Her şeyimle birlikte aklım da o evde kaldı

Atatürk Parkı’ndaki çadırkentte İçişleri Bakanlığı’na bağlı Afet ve Acil Durum Yönetimi Başkanlığı (AFAD) logolu beyaz çadırlarda aileler en az 10 kişi bir arada kalıyorlar. Gündüzleri hava daha merhametli. Güneşin altında çadırın önünde oturup yere bakan çok sayıda insan var. Karşılarında kıyafet yardımı noktasından bir grup üst baş seçiyor. Çocuklar meyve suyu içip kraker yiyor, çocuk parkında oynuyor, ortalıkta koşuşturuyorlar. Çadır kentte askerler de var. Kadınlar çadırların kenarında leğende bulaşık veya çamaşır yıkıyor, kadınlar ve erkekler odunları ve erzakları el veya market arabasıyla çadırlarına sürüyorlar. Çadırların içinden dışarıya kahverengi soba boruları uzanıyor ama depremzedeler yine de üşüdüklerini söylüyorlar. Kentin belirli noktalarında elektrik ve kablosuz internet noktaları oluşturulmuş, insanlar başında telefonlarını şarj ediyorlar. Ağaçların arasında çamaşırlar serili. Kimileri yakmak için çıra kesiyor. Yerde kararmış demlikte çay demleyen aileler, yarının ne getireceğini, daha ne kadar bu koşullarda kalacaklarını bilmiyorlar.

‘Mezarlıkta uyuduk’

Bir aile ateş başında çay içerek muhabbet kuşlarıyla beraber oturuyor. İki çocuk annesi Medine Çevirme deprem anından bahsetmek bile istemiyor. Kayınvalidesi Rabiya Çevirme, üç gün boyunca yedi kişi arabada yattıklarını anlatıyor. “Herkes yakınlarının yanına gitti, biz kimseyi tanımıyoruz” diyen Rabiya Hanım, yemek konusunda eksikleri olmadığını ancak bir haftadır kıyafetlerini değiştiremediğini, yardım noktalarındaki kıyafetlerin eksik veya yırtık olduklarını ve banyo yapmak istediğini söylerken ağlamak üzere. Medine Hanım, depremden kaçarken yanına aldığı kuşları Fındık ve Fıstık’ın bu zor günlerde onlara bir nebze olsun neşe sağladığını ifade ediyor. 

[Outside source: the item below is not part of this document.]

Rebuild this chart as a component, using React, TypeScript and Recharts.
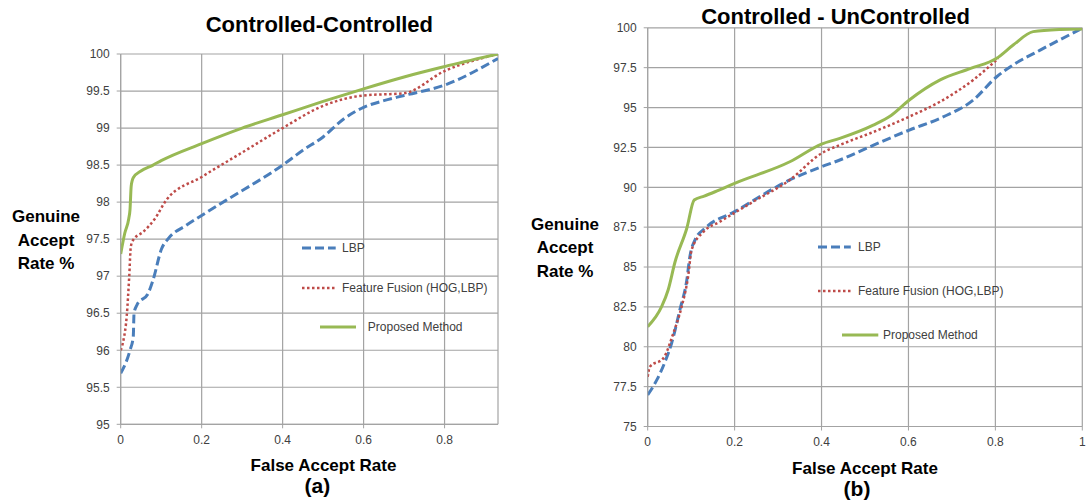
import React from 'react';
import { LineChart, Line, XAxis, YAxis, CartesianGrid } from 'recharts';

// ---------- Chart (a): Controlled-Controlled ----------
const aLbpFar = [0, 0.023, 0.031, 0.033, 0.04, 0.068, 0.08, 0.101, 0.118, 0.163, 0.2, 0.262, 0.4, 0.45, 0.5, 0.55, 0.6, 0.65, 0.7, 0.8, 0.932];
const aLbpGar = [95.69, 96.0, 96.18, 96.5, 96.61, 96.77, 96.95, 97.37, 97.51, 97.69, 97.82, 98.03, 98.5, 98.7, 98.88, 99.12, 99.28, 99.37, 99.44, 99.58, 99.94];

const aFusionFar = [0, 0.007, 0.015, 0.021, 0.025, 0.031, 0.056, 0.085, 0.113, 0.2, 0.3, 0.4, 0.5, 0.6, 0.7, 0.8, 0.932];
const aFusionGar = [96.0, 96.14, 96.47, 96.99, 97.4, 97.49, 97.6, 97.78, 98.03, 98.34, 98.67, 99.0, 99.3, 99.44, 99.47, 99.77, 100];

const aPropFar = [0, 0.01, 0.02, 0.023, 0.026, 0.031, 0.05, 0.08, 0.1, 0.2, 0.3, 0.4, 0.5, 0.6, 0.7, 0.8, 0.932];
const aPropGar = [97.3, 97.58, 97.78, 97.9, 98.22, 98.33, 98.42, 98.5, 98.56, 98.79, 99.0, 99.18, 99.36, 99.53, 99.69, 99.83, 100];

const aXTicks = [0, 0.2, 0.4, 0.6, 0.8];
const aYTicks = [95, 95.5, 96, 96.5, 97, 97.5, 98, 98.5, 99, 99.5, 100];

// ---------- Chart (b): Controlled - UnControlled ----------
const bLbpFar = [0, 0.021, 0.04, 0.055, 0.074, 0.09, 0.097, 0.109, 0.132, 0.2, 0.327, 0.4, 0.442, 0.512, 0.602, 0.673, 0.749, 0.803, 0.841, 0.903, 0.995];
const bLbpGar = [76.98, 77.92, 79.07, 80.22, 82.31, 84.19, 85.65, 86.7, 87.43, 88.47, 90.46, 91.29, 91.71, 92.55, 93.59, 94.33, 95.47, 96.93, 97.67, 98.6, 99.9];

const bFusionFar = [0, 0.005, 0.036, 0.059, 0.078, 0.093, 0.101, 0.128, 0.166, 0.243, 0.327, 0.4, 0.442, 0.512, 0.602, 0.673, 0.749, 0.807];
const bFusionGar = [78.12, 78.75, 79.28, 80.85, 82.5, 84.4, 86.07, 87.2, 87.84, 89.1, 90.46, 92.13, 92.65, 93.39, 94.43, 95.37, 96.73, 98.09];

const bPropFar = [0, 0.032, 0.047, 0.063, 0.09, 0.107, 0.13, 0.155, 0.2, 0.327, 0.4, 0.442, 0.519, 0.56, 0.602, 0.673, 0.743, 0.803, 0.841, 0.887, 0.95, 1.0];
const bPropGar = [81.26, 82.51, 83.56, 85.33, 87.43, 89.2, 89.45, 89.72, 90.25, 91.6, 92.71, 93.07, 93.9, 94.5, 95.47, 96.73, 97.45, 98.09, 98.92, 99.76, 99.9, 99.93];

const bXTicks = [0, 0.2, 0.4, 0.6, 0.8, 1];
const bYTicks = [75, 77.5, 80, 82.5, 85, 87.5, 90, 92.5, 95, 97.5, 100];

const legendNames = ['LBP', 'Feature Fusion (HOG,LBP)', 'Proposed Method'];

const BLUE = '#4a7ebb';
const RED = '#be4b48';
const GREEN = '#98b954';
const GRID = '#a3a3a3';
const TEXT = '#404040';
const FONT = '"Liberation Sans", Arial, sans-serif';

const zip = (xs: number[], ys: number[]) => xs.map((x, i) => ({ x, y: ys[i] }));

const styles = [
  { stroke: BLUE, strokeWidth: 3, strokeDasharray: '9 4' },
  { stroke: RED, strokeWidth: 2.5, strokeDasharray: '2.5 2.5' },
  { stroke: GREEN, strokeWidth: 3, strokeDasharray: undefined as string | undefined },
];

const tickStyle = { fontSize: 12, fill: TEXT, fontFamily: FONT };

function LegendItem({ x1, x2, y, textX, idx }: { x1: number; x2: number; y: number; textX: number; idx: number }) {
  const s = styles[idx];
  return (
    <>
      <svg style={{ position: 'absolute', left: x1, top: y - 3, overflow: 'visible' }} width={x2 - x1} height={6}>
        <line x1={0} y1={3} x2={x2 - x1} y2={3} stroke={s.stroke} strokeWidth={s.strokeWidth} strokeDasharray={s.strokeDasharray} />
      </svg>
      <div style={{ position: 'absolute', left: textX, top: y - 8, fontSize: 12, lineHeight: '16px', color: TEXT, fontFamily: FONT, whiteSpace: 'nowrap' }}>
        {legendNames[idx]}
      </div>
    </>
  );
}

function Centered({ x, y, size, children, lh }: { x: number; y: number; size: number; children: React.ReactNode; lh?: number }) {
  return (
    <div
      style={{
        position: 'absolute',
        left: x,
        top: y,
        transform: 'translate(-50%, -50%)',
        fontSize: size,
        fontWeight: 'bold',
        fontFamily: FONT,
        color: '#000',
        whiteSpace: 'nowrap',
        textAlign: 'center',
        lineHeight: lh ? `${lh}px` : `${Math.round(size * 0.95)}px`,
      }}
    >
      {children}
    </div>
  );
}

function Panel({
  series,
  xDomain,
  yDomain,
  xTicks,
  yTicks,
  margin,
  width,
}: {
  series: { x: number; y: number }[][];
  xDomain: [number, number];
  yDomain: [number, number];
  xTicks: number[];
  yTicks: number[];
  margin: { top: number; right: number; bottom: number; left: number };
  width: number;
}) {
  return (
    <LineChart width={width} height={501} margin={margin}>
      <CartesianGrid stroke={GRID} strokeWidth={1.2} />
      <XAxis
        dataKey="x"
        type="number"
        domain={xDomain}
        ticks={xTicks}
        allowDataOverflow
        stroke={GRID}
        tickSize={4}
        tickMargin={7}
        height={30}
        tick={tickStyle}
      />
      <YAxis
        dataKey="y"
        type="number"
        domain={yDomain}
        ticks={yTicks}
        allowDataOverflow
        stroke={GRID}
        tickSize={4}
        tickMargin={7}
        width={50}
        tick={tickStyle}
      />
      {series.map((d, i) => (
        <Line
          key={i}
          data={d}
          dataKey="y"
          type="monotone"
          dot={false}
          isAnimationActive={false}
          stroke={styles[i].stroke}
          strokeWidth={styles[i].strokeWidth}
          strokeDasharray={styles[i].strokeDasharray}
        />
      ))}
    </LineChart>
  );
}

export default function App() {
  const aSeries = [zip(aLbpFar, aLbpGar), zip(aFusionFar, aFusionGar), zip(aPropFar, aPropGar)];
  const bSeries = [zip(bLbpFar, bLbpGar), zip(bFusionFar, bFusionGar), zip(bPropFar, bPropGar)];
  return (
    <div style={{ position: 'absolute', left: 0, top: 0, width: 1089, height: 501, background: '#fff', overflow: 'hidden' }}>
      <div style={{ position: 'absolute', left: 0, top: 0 }}>
        <Panel
          series={aSeries}
          xDomain={[0, 0.932]}
          yDomain={[95, 100]}
          xTicks={aXTicks}
          yTicks={aYTicks}
          width={545}
          margin={{ top: 54, right: 47, bottom: 46.7, left: 70.7 }}
        />
      </div>
      <div style={{ position: 'absolute', left: 545, top: 0 }}>
        <Panel
          series={bSeries}
          xDomain={[0, 1]}
          yDomain={[75, 100]}
          xTicks={bXTicks}
          yTicks={bYTicks}
          width={544}
          margin={{ top: 27.8, right: 6.7, bottom: 44.5, left: 52.7 }}
        />
      </div>

      <Centered x={319.4} y={23.5} size={22}>Controlled-Controlled</Centered>
      <Centered x={835.6} y={15.8} size={22}>Controlled - UnControlled</Centered>

      <Centered x={46} y={240} size={17} lh={23.5}>
        Genuine<br />Accept<br />Rate %
      </Centered>
      <Centered x={565} y={247.5} size={17} lh={23.5}>
        Genuine<br />Accept<br />Rate %
      </Centered>

      <Centered x={323.5} y={465.5} size={17}>False Accept Rate</Centered>
      <Centered x={317.3} y={486} size={21}>(a)</Centered>
      <Centered x={865} y={468.5} size={17}>False Accept Rate</Centered>
      <Centered x={857} y={489} size={21}>(b)</Centered>

      <LegendItem idx={0} x1={302} x2={335.7} y={247.5} textX={342} />
      <LegendItem idx={1} x1={302} x2={335.7} y={287.5} textX={342} />
      <LegendItem idx={2} x1={320} x2={356} y={327} textX={367.8} />

      <LegendItem idx={0} x1={818.3} x2={851.1} y={246.6} textX={858} />
      <LegendItem idx={1} x1={818.3} x2={851.1} y={290.6} textX={858} />
      <LegendItem idx={2} x1={841.5} x2={877.8} y={334.9} textX={883} />
    </div>
  );
}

Banyo yapmak isterken gözyaşlarını tutmakta zorlanan Medine Çevirme, depremden kaçarken yanına aldığı kuşları Fındık ve Fıstık’la biraz olsun moral bulduğunu söylüyor (Fotoğraf: Can Erok)

Çadırının önünde uzaklara uzun uzun bakan Elif Ekinci, eşi Önder Bey ile ateşin başında oturuyor. Deprem olduğunda Kahramanmaraş’ta kar yağdığını, o soğukta kendisini dışarıya atıp gidip mezarlıkta yattıklarını anlatan Elif Hanım, yanlarında 2 aylık torunlarının da olduğunu, onun donup donmadığını anlamak için sürekli nabzını kontrol ettiklerini, neyse ki yalnızca kulak iltihabı geçirdiğini ve şimdi akrabalarının yanında Edirne’de olduğunu söylüyor. Deprem olduğunu anladığında torununun ve gelininin üzerine kapanıp kendisini siper ettiğini anlatırken Ekinci’nin sesi titriyor. Geleceklerine dair hiçbir fikirleri yok. Ekinci “Aklımı o evde bıraktım” diyor.